Mack’s Snacks owner Diane Coates hanging up the apron after more than 40 years
"It could be someone’s first date, it could be a marriage proposal, who knows what goes on in those booths.”

When Diane Coates first walked through the doors of Mack’s Snacks as a teenager in the 80s, she never imagined she would one day own one of Warrnambool's best-known cafes.
Saying goodbye: After four decades working at the Liebig Street institution, first as a waitress, then a chef and finally owner, Coates is hanging up her apron as she hands the business to a new custodian and prepares for retirement.
A brief history: Coates began working at the cafe straight out of school. After starting a family, she later returned part-time, completed her chef's apprenticeship under then-owner Paul McLeod, grandson of the original owner Aubrey, and eventually bought the business in 2010.
Stepping up to the challenge: Coates told the Brolga becoming an owner was never part of the plan until mentor Graham McLeod encouraged her to take the leap.
“He was the best mentor, he was so good to me, he sort of helped talk me into it, and told me that I would be okay, because I was very, very worried. I’d never even considered having a business,” Coates said.
She said it was the people that convinced her to stay.
“I like the Mack’s Snacks family, with customers who become our friends. It’s like a little community, really. It’s just so nice. You don’t get that anywhere else, and I thought, ‘I don’t want to work for anyone else, I don’t want to do anything else’.”
A local institution: Coates said those relationships had been the key to the cafe’s longevity, having operated in Warrnambool's Liebig Street since 1948.
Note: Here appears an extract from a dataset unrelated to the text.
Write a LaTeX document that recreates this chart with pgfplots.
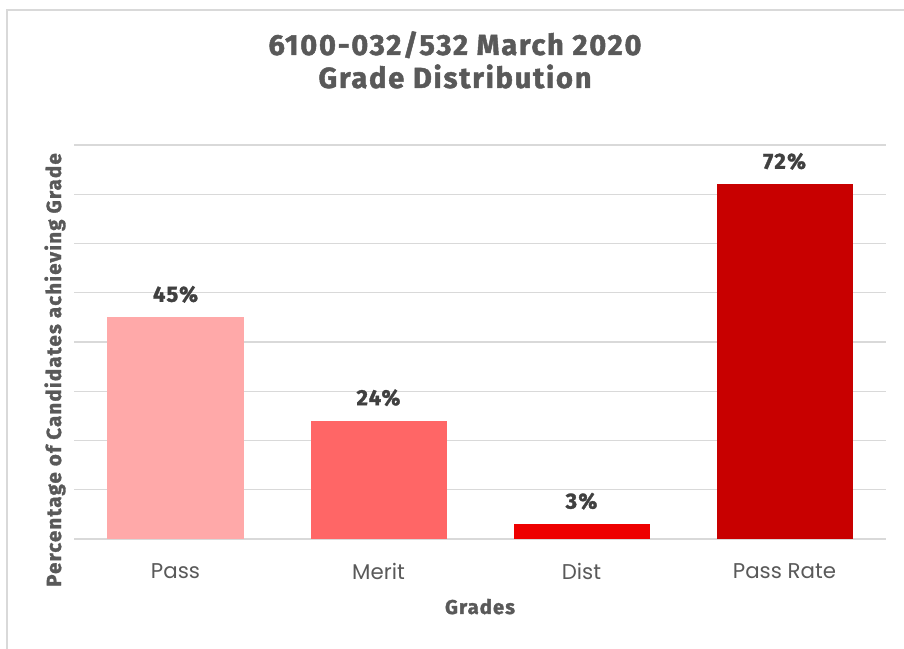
\documentclass[border=0pt]{standalone}
\usepackage{fontspec}
\usepackage{pgfplots}
\pgfplotsset{compat=1.18}
\setmainfont{Poppins}
\newfontfamily\titlefont[LetterSpace=6, FakeBold=1.6]{Fira Sans Bold}
\definecolor{txtgray}{HTML}{595959}
\definecolor{lblgray}{HTML}{404040}
\definecolor{gridgray}{HTML}{D9D9D9}
\definecolor{cPass}{HTML}{FFA9A9}
\definecolor{cMerit}{HTML}{FF6666}
\definecolor{cDist}{HTML}{EE0000}
\definecolor{cRate}{HTML}{C80000}
\begin{document}
\begin{tikzpicture}
\useasboundingbox (0,0) rectangle (678pt,486.75pt);
\draw[gridgray, line width=1.5pt] (5.6pt,0) -- (5.6pt,478.9pt) -- (678pt,478.9pt);
\begin{axis}[
  at={(55.5pt,82.5pt)}, anchor=south west,
  scale only axis, width=609pt, height=295.5pt,
  xmin=-0.5, xmax=3.5, ymin=0, ymax=80,
  axis line style={draw=none},
  ytick={0,10,...,80}, yticklabels={},
  ymajorgrids, grid style={gridgray, line width=1.1pt},
  major tick length=0pt,
  xtick={0,1,2,3}, xticklabels={Pass,Merit,Dist,Pass Rate},
  xticklabel style={font=\fontsize{16}{18}\selectfont, text=txtgray, yshift=-15pt},
  ybar, bar width=102pt, bar shift=0pt,
  /pgf/number format/assume math mode=true,
  nodes near coords={\pgfmathprintnumber{\pgfplotspointmeta}\%},
  nodes near coords style={font=\titlefont\fontsize{16.5}{18}\selectfont, text=lblgray, anchor=south, yshift=7.5pt},
  clip=false,
]
\addplot[fill=cPass, draw=none] coordinates {(0,45)};
\addplot[fill=cMerit, draw=none] coordinates {(1,24)};
\addplot[fill=cDist, draw=none] coordinates {(2,3)};
\addplot[fill=cRate, draw=none] coordinates {(3,72)};
\end{axis}
\node[font=\titlefont\fontsize{21.8}{24}\selectfont, text=txtgray, anchor=base] at (341.25pt,445.5pt) {6100-032/532 March 2020};
\node[font=\titlefont\fontsize{21.8}{24}\selectfont, text=txtgray, anchor=base] at (341.25pt,420.75pt) {Grade Distribution};
\node[font=\titlefont\fontsize{15}{18}\selectfont, text=txtgray, anchor=base] at (360pt,26.25pt) {Grades};
\node[font=\titlefont\fontsize{15.3}{18}\selectfont, text=txtgray, rotate=90] at (41.25pt,209.25pt) {Percentage of Candidates achieving Grade};
\end{tikzpicture}
\end{document}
🗣️“We know all about their families, we’ve seen them bring their children in, and then their children bring their children in,” she said.
🗣️"It could be someone’s first date, it could be a marriage proposal, who knows what goes on in those booths.”
Highlights: Coates said Mack’s Snacks had also welcomed plenty of famous faces over the years, including Guy Sebastian, while the cast and crew of the 2015 film Oddball regularly visited during filming.
🗣️“They did some of the filming through the front of our cafe; the day they were doing it was [the scene where] the dog catcher jumps up from the table and runs, and we spent ages cutting cakes so that they all were exactly the same for each take that they did,” she said.

Image: Mack’s Snacks
Looking ahead: As she prepares to retire, Coates said she was looking forward to travelling and spending more time with her grandchildren after years of running the business.
She said she hoped customers would give new owner Randall Scott the same support they had shown her.
🗣️“I hope that our little tribe, or community, welcomes him the same way they welcomed me.”